If you or someone you know has control of the signage of restrooms in a public place, contribute to equality by suggesting amending the signs to be more welcoming to all genders.

Furthermore, promise of positive change does exist.

Promise of positive change does exist.

Laws which incorporate transgender people are a step in eliminating excessive harassment and violence.

Title IX was recently updated to include trans rights. It's highlighted in an article by Find Your Context,

Transgender students are at the center of a growing number of Title IX claims. In 2014, the U.S. Department of Education issued a set of updated Title IX guidelines that explicitly state transgender students are entitled to the same protections as all other students. This clarification has been instrumental in securing successful claims on behalf of transgender students like Gavin Grimm, who sued the Gloucester County, Virginia, school system after being denied the right to use the restroom aligned with his gender identification.

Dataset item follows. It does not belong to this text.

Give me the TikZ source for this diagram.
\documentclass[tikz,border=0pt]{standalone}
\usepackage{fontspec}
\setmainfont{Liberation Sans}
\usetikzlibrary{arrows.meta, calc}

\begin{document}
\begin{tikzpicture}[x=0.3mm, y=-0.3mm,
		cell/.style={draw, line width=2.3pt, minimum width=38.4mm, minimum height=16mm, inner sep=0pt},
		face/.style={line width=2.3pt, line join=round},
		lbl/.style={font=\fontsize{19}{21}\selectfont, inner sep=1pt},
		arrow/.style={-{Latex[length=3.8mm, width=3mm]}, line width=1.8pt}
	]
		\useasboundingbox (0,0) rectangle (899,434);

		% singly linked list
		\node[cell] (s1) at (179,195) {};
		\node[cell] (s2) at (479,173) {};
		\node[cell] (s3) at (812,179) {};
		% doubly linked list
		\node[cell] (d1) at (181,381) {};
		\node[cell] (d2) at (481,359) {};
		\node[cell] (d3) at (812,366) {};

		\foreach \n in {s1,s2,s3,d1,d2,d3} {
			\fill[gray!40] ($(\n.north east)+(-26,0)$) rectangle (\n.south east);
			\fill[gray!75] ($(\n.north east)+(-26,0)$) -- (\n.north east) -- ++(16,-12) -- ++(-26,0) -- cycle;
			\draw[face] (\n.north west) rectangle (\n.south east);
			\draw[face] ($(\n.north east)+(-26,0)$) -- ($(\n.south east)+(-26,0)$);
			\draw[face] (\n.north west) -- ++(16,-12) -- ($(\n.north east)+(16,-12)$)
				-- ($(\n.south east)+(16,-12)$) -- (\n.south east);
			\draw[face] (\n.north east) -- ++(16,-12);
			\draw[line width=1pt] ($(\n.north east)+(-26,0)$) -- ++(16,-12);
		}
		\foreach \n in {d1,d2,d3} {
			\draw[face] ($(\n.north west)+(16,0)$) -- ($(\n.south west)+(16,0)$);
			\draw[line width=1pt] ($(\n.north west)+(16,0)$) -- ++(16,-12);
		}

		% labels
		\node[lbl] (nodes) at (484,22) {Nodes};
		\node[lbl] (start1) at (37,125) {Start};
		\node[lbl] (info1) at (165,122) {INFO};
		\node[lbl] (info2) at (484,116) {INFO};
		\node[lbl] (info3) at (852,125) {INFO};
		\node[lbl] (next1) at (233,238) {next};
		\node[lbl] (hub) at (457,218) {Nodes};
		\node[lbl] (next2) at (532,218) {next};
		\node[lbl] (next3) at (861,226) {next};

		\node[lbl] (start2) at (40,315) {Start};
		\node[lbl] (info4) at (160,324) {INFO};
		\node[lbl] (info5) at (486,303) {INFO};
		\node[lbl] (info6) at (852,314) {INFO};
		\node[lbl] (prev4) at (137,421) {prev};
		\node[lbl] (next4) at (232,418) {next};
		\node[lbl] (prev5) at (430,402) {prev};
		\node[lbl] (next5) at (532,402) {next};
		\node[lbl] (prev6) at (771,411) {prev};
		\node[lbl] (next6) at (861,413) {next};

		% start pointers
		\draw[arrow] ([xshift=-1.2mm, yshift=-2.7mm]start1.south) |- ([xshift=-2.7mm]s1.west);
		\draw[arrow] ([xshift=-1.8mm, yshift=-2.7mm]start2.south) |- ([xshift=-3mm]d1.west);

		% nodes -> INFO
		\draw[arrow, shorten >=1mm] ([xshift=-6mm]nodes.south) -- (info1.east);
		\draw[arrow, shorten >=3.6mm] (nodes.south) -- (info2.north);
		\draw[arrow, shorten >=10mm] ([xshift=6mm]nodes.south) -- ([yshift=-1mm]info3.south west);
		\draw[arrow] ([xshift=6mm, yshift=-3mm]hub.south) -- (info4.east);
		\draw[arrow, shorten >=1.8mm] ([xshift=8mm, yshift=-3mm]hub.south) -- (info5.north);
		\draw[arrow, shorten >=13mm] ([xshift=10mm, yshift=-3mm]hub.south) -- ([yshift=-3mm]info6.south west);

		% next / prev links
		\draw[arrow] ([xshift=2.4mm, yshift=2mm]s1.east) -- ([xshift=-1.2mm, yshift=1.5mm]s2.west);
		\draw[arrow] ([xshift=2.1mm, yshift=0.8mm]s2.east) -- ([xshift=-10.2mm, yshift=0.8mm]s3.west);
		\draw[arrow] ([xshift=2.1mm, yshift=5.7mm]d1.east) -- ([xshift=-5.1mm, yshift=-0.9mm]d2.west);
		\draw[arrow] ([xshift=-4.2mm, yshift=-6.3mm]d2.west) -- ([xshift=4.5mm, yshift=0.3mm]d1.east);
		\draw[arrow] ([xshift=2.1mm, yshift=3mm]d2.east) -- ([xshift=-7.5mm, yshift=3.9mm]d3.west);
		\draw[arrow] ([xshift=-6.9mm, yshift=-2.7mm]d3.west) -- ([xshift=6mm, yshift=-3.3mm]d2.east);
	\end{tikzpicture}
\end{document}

Pay attention to voting for local and federal laws that benefit transgender people. This is a huge way for anyone to be an advocate and ally.

Be an advocate and ally.

4. Discrimination And Lack of Representation

Other examples of unfair treatment include less representation because of gender identity, and alerting levels of discrimination.

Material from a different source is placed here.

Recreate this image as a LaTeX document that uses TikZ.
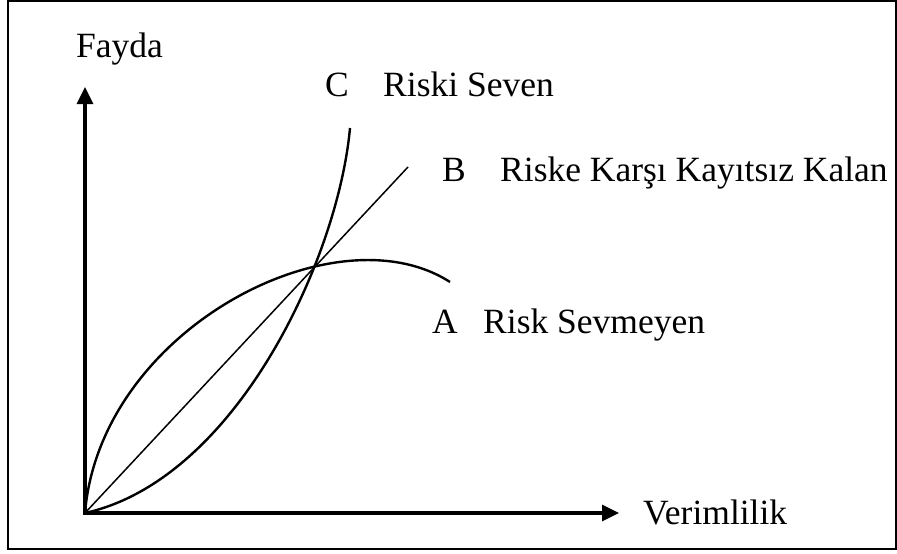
\documentclass[tikz,border=0pt]{standalone}
\usepackage{fontspec}
\setmainfont{Liberation Serif}
\usetikzlibrary{arrows.meta}
\begin{document}
\begin{tikzpicture}[x=1pt,y=-1pt,
  lbl/.style={anchor=base west,inner sep=0pt,font=\fontsize{35.5}{40}\selectfont},
  axis/.style={line width=3.3pt,-{Triangle[length=17pt,width=16pt]}},
  curve/.style={line width=2.4pt},
  thin line/.style={line width=1.5pt}]
\useasboundingbox (0,0) rectangle (897,554);
\draw[line width=2pt] (8,1) rectangle (896,549);
\coordinate (O) at (85,513);
\coordinate (ytip) at (85,87);
\coordinate (xtip) at (619,513);
\coordinate (Bend) at (408,167);
\coordinate (Aend) at (450,282);
\coordinate (Cend) at (350,128);
\draw[axis] ([yshift=-2pt]O) -- (ytip);
\draw[axis] ([xshift=-1.5pt]O) -- (xtip);
\draw[thin line] (O) -- (Bend);
\draw[curve] (O) .. controls (100,330) and (335,208) .. (Aend);
\draw[curve] (O) .. controls (235,480) and (338,260) .. (Cend);
\node[lbl] (fayda) at (76,57) {Fayda};
\node[lbl] (verim) at (643,524) {Verimlilik};
\node[lbl] (C) at (325,96) {C};
\node[lbl] (Ct) at (383,96) {Riski Seven};
\node[lbl] (B) at (442,181) {B};
\node[lbl] (Bt) at (500,181) {Riske Karşı Kayıtsız Kalan};
\node[lbl] (A) at (432,333) {A};
\node[lbl] (At) at (483,333) {Risk Sevmeyen};
\end{tikzpicture}
\end{document}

Almost exactly a year ago, I co-authored an Elite Daily article titled "8 Statistics That Expose The Truth About Transgender Discrimination." This piece explores the irrational prejudices bigots of the world still follow.

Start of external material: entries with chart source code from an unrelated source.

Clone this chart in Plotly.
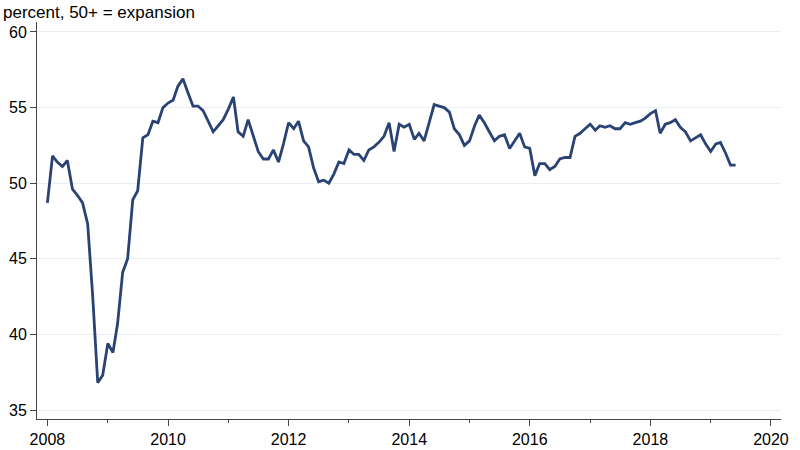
import pandas as pd
import plotly.graph_objects as go

start_month = "2008-01-01"
values = [
    48.7, 51.8, 51.4, 51.1, 51.5, 49.6, 49.2, 48.7, 47.3, 42.6,
    36.8, 37.3, 39.4, 38.8, 40.7, 44.1, 45.0, 48.9, 49.5, 53.0,
    53.2, 54.1, 54.0, 55.0, 55.3, 55.5, 56.4, 56.9, 56.0, 55.1,
    55.1, 54.8, 54.1, 53.4, 53.8, 54.2, 54.9, 55.7, 53.4, 53.1,
    54.2, 53.2, 52.1, 51.6, 51.6, 52.2, 51.4, 52.6, 54.0, 53.6,
    54.1, 52.8, 52.4, 51.0, 50.1, 50.2, 50.0, 50.6, 51.4, 51.3,
    52.2, 51.9, 51.9, 51.5, 52.2, 52.4, 52.7, 53.1, 54.0, 52.1,
    53.9, 53.7, 53.9, 52.9, 53.3, 52.8, 54.0, 55.2, 55.1, 55.0,
    54.7, 53.6, 53.2, 52.5, 52.8, 53.8, 54.5, 54.0, 53.4, 52.8,
    53.1, 53.2, 52.3, 52.8, 53.3, 52.4, 52.3, 50.5, 51.3, 51.3,
    50.9, 51.1, 51.6, 51.7, 51.7, 53.1, 53.3, 53.6, 53.9, 53.5,
    53.8, 53.7, 53.8, 53.6, 53.6, 54.0, 53.9, 54.0, 54.1, 54.3,
    54.6, 54.8, 53.3, 53.9, 54.0, 54.2, 53.7, 53.4, 52.8, 53.0,
    53.2, 52.6, 52.1, 52.6, 52.7, 52.0, 51.2, 51.2,
]
dates = pd.date_range(start_month, periods=len(values), freq="MS")

y_ticks = [35, 40, 45, 50, 55, 60]
title_text = "percent, 50+ = expansion"

fig = go.Figure()
fig.add_trace(go.Scatter(
    x=dates, y=values, mode="lines",
    line=dict(color="#2a4374", width=2.8),
    hoverinfo="skip", showlegend=False,
))

font_family = "Liberation Sans, Arial, sans-serif"
fig.update_layout(
    width=800, height=450,
    margin=dict(l=37, r=19, t=22, b=31, autoexpand=False),
    paper_bgcolor="white", plot_bgcolor="white",
    font=dict(family=font_family, size=16, color="#000000"),
    title=dict(text=title_text, x=0.0, xanchor="left", xref="container",
               y=0.987, yanchor="top", yref="container",
               font=dict(size=17, family=font_family, color="#000000"),
               pad=dict(t=0, l=3, b=0, r=0)),
)
fig.update_xaxes(
    type="date", automargin=False,
    range=["2007-10-30", "2020-03-02"],
    tick0="2008-01-01", dtick="M24", tickformat="%Y",
    ticks="outside", ticklen=6, tickwidth=1, tickcolor="#444444",
    minor=dict(ticks="outside", ticklen=3, dtick="M12", tick0="2008-01-01",
               tickcolor="#444444", showgrid=False),
    showline=True, linecolor="#444444", linewidth=1,
    showgrid=False, zeroline=False,
    tickfont=dict(size=16, color="#000000"),
)
fig.update_yaxes(
    automargin=False,
    range=[34.405, 60.66],
    tickvals=y_ticks,
    ticks="outside", ticklen=6, tickwidth=1, tickcolor="#444444",
    showline=True, linecolor="#444444", linewidth=1,
    showgrid=True, gridcolor="#e9eef2", gridwidth=1,
    zeroline=False,
    tickfont=dict(size=16, color="#000000"),
)

fig.write_html(
    "out.html",
    config={"displayModeBar": False, "staticPlot": True},
    post_script="document.body.style.margin='0';document.body.style.padding='0';",
)
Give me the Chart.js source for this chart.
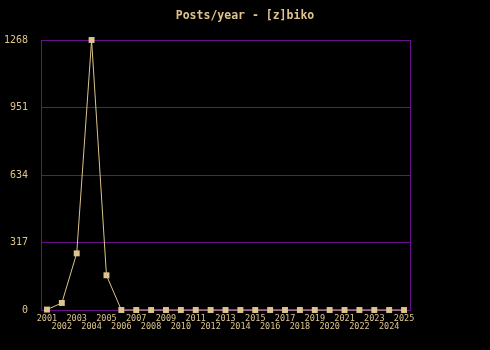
<!DOCTYPE html>
<html>
<head>
	<meta charset="utf-8">
	<title>Posts/year</title>
	<script type="text/javascript" src="https://cdn.jsdelivr.net/npm/chart.js"></script>
</head>
<body>
<div class="chart-container">
	<canvas id="myChart" width="490" height="350"></canvas>
</div>
<script>
const years = [2001, 2002, 2003, 2004, 2005, 2006, 2007, 2008, 2009, 2010, 2011, 2012, 2013,
	2014, 2015, 2016, 2017, 2018, 2019, 2020, 2021, 2022, 2023, 2024, 2025]
const posts = [2, 33, 266, 1268, 163, 0, 0, 0, 0, 0, 0, 0, 0,
	0, 0, 0, 0, 0, 0, 0, 0, 0, 0, 0, 0]
const yTicks = [0, 317, 634, 951, 1268]

const tan = '#dcc48c'
const purple = '#6a0f8e'
const font = "'DejaVu Sans Mono', monospace"

// purple frame round the plot area, under the points
const frame = {
	id: 'frame',
	beforeDatasetsDraw(chart) {
		const a = chart.chartArea
		const ctx = chart.ctx
		ctx.save()
		ctx.strokeStyle = purple
		ctx.lineWidth = 1
		ctx.strokeRect(Math.round(a.left) + 0.5, Math.round(a.top) + 0.5,
			Math.round(a.right - a.left), Math.round(a.bottom - a.top))
		ctx.restore()
	}
}

const ctx = document.getElementById('myChart').getContext('2d');
const chart = new Chart(ctx, {
	type: 'line',
	data: {
		datasets: [{
			data: years.map((y, i) => ({ x: y, y: posts[i] })),
			borderColor: tan,
			backgroundColor: tan,
			borderWidth: 1,
			tension: 0,
			pointStyle: 'rect',
			pointRadius: 4.2,
			pointBorderWidth: 0,
			clip: false
		}]
	},
	options: {
		responsive: false,
		animation: false,
		layout: { padding: 0 },
		plugins: {
			legend: { display: false },
			tooltip: { enabled: false },
			title: {
				display: true,
				text: 'Posts/year - [z]biko',
				color: tan,
				font: { family: font, size: 11.5, weight: 'bold', lineHeight: 1.2 },
				padding: { top: 9.5, bottom: 16.7 }
			}
		},
		scales: {
			x: {
				type: 'linear',
				min: 2000.6,
				max: 2025.4,
				afterBuildTicks: s => { s.ticks = years.map(v => ({ value: v })) },
				afterFit: s => { s.height = 40 },
				grid: { display: false, drawTicks: false },
				border: { display: false },
				ticks: {
					color: tan,
					padding: 5,
					maxRotation: 0,
					autoSkip: false,
					font: { family: font, size: 8.5, lineHeight: '8px' },
					callback: (v) => (v - 2001) % 2 ? ['', String(v)] : String(v)
				}
			},
			y: {
				min: 0,
				max: 1268,
				afterBuildTicks: s => { s.ticks = yTicks.map(v => ({ value: v })) },
				afterFit: s => { s.width = 41 },
				grid: { color: purple, drawTicks: false, lineWidth: 1 },
				border: { display: false },
				ticks: {
					color: tan,
					padding: 13,
					font: { family: font, size: 10 },
					callback: (v) => String(v)
				}
			},
			// empty right margin so the title centres on the whole picture
			pad: {
				position: 'right',
				afterFit: s => { s.width = 80 },
				grid: { display: false, drawTicks: false },
				border: { display: false },
				ticks: { display: false }
			}
		}
	},
	plugins: [frame]
});
</script>
<style type="text/css">
body {
	margin: 0;
	background-color: #000;
}
.chart-container {
	width: 490px;
	height: 350px;
}
</style>
</body>
</html>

Being counted as a person by the US Census has been difficult or impossible for those who don't fit a "typical" male/female gender role.

Healthcare inequality is a major issue for transgender people as are legal issues associated with getting insurance, and obtaining a driver's license documented with the desired gender.

While some places have fluid marriage laws, most states don't allow for "non-traditional" marriages. So, discrimination against trans couples and parents exists.

Biases for finding housing are too frequent because the majority of US states legally allow landlords to choose to not rent homes to transgender people.

This results in homelessness at an alarming rate.

Shelter inequality is a massive issue because many homeless shelters aren't safe spaces for trans people. They can refuse to let people in if their paperwork doesn't match their legal identification.

This homelessness results in transgender people sleeping in the streets and facing arrest.

In jail, there's mistreatment because they're placed into gender-specific living conditions which commonly make them feel uncomfortable and unsafe.

5. Misgendering Is Far Too Common

This concept is simple but still overlooked.

Oftentimes calling someone who's trans by the wrong gender can be a factor in suicide or in channeling suicidal thoughts.

This is especially the case when misgendering is deliberate, but that doesn't make accidental misgendering OK either.

Misgendering isn't OK.

If you aren't sure what a person's preferred pronoun is, referring to them with using "they/them" pronouns is acceptable for most people.

But remember: You can always simply ask your trans friends what they prefer in a supportive, kind manner.

So, How Do We Contribute To Changing Suicide Statistics?

Thankfully, stigmas aimed at transgender people continue to disintegrate.

This is largely to do with individuals and organizations growing and spreading ideas of equality.

Contribute to battling stigmas by calling out transphobic language and actions if you see them.

Do your part in showing support for trans people you know, as well as people transitioning in the future.

If you'd like to help transgender organizations, consider donating to GLAAD, the National Center for Transgender Equality, the Black Trans Advocacy group and SPART*A.

These organizations, as well as many others, hugely benefit from money donated or volunteer hours worked.